А он, смотритель–то, мне вопрос: «Сколько, – говорит, – раз тонул?» – «Один. А это, – говорю, – второй…»

Смотритель посмотрел–посмотрел на меня и говорит:

«И-и, милай (он старенький был, той смотритель–то), все, – говорит, – мы зарок давали. А от моря, – говорит, – никуда не денешься… Нет. Это уже навсегда, такой закон жизни!.. Служить, – говорит, – нам морю до «деревянного бушлата». Каждый, – говорит, – настоящий моряк к морю якорь–цепью намертво пристебан. Будешь, – говорит, – и ты ходить по морю до «третьего случая». В третьем случае, – говорит, – либо море тебя совсем возьмет, либо помрешь на берегу, как старый грыб, – немощь тебя задавит. Ну, не задавит, а загасит в тебе жизнь. Но помирать будешь в этом случае в большой тоске по морю и будешь просить, шоб тебя к морю вынесли. А тебя могут и не вынести, и умрешь ты с вечной тоской по морю…» Ну, я с ним не согласился, то есть с его мыслью: больно она старая какая–то, не по нашему времю, – не согласился и с его предложением на лодке идти в Слободку.

Попрощался со смотрителем, встал на костыли и пошел до рыбозавода. Шел эдак, сначала весело, даже песенки водил, а потом уставать стал… Хорошо, что у рыбозавода случилась лошадь! На ней я доехал до Слободки. Тогда же установилась теплая погода, и тело мое согрелось, отдохнуло, и я словно забыл, что было со мною.

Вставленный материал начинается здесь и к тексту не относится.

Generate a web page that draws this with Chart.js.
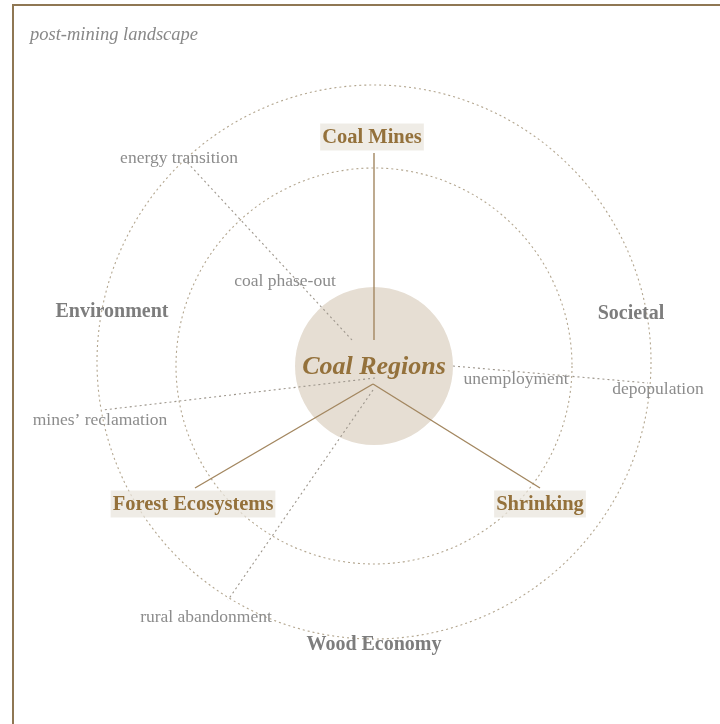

– А был ли «третий случай»?

– Нет… Намечался, но я его отвел. Может, не настоящий, черт его знает! Да он, смотритель–то, не говорил, как скоро такой случай будет. Но говорил, что беспременно будет. Ну что ж, будет так будет. А пока видишь, хожу. Ничего. А смотритель в войну потонул. На лодке плыл, бомба недалеко упала, перевернула его; он старенький был и, видно, не выбрался, захлебнулся, как мышонок, и ушел на дно. Между прочим, и со мной тогда чуть и не случился энтот самый «третий случай». Да вот видишь… Так как же, Лексаныч, пойдем на кубанску–то сторону? Не бойся, я теперь с тобой на «третий случай» не попру. А?

– Ладно, – сказал я, – пойдем.

Данилыч от радости чуть не опрокинул лодку.

– А я думал, – сказал он, – мы на этих косах тут и присохнем… Теперь давай, Лексаныч, сходим в Слободку: белье сменим, бакалеи наберем и того–сего. А тебе, наверно, на почту сходить надо?

Я понял, что Данилыча меньше всего интересовала бакалея: этого добра и на кубанской стороне, в рыбацких селениях сколько угодно. Его интересовало больше всего «того–сего». Конечно, это злополучное «того–сего» тоже есть и на Кубани, но ему–то оно, как видно, «до зарезу» требовалось сейчас! Я согласился не потому, что решился уступить Данилычу, а потому, что мне нужно было побывать на почте: десять дней без газет, без радио – это, конечно, не трагедия, но все же и не развлечение. Хотелось мне, не скрою, увидеть и Галинку.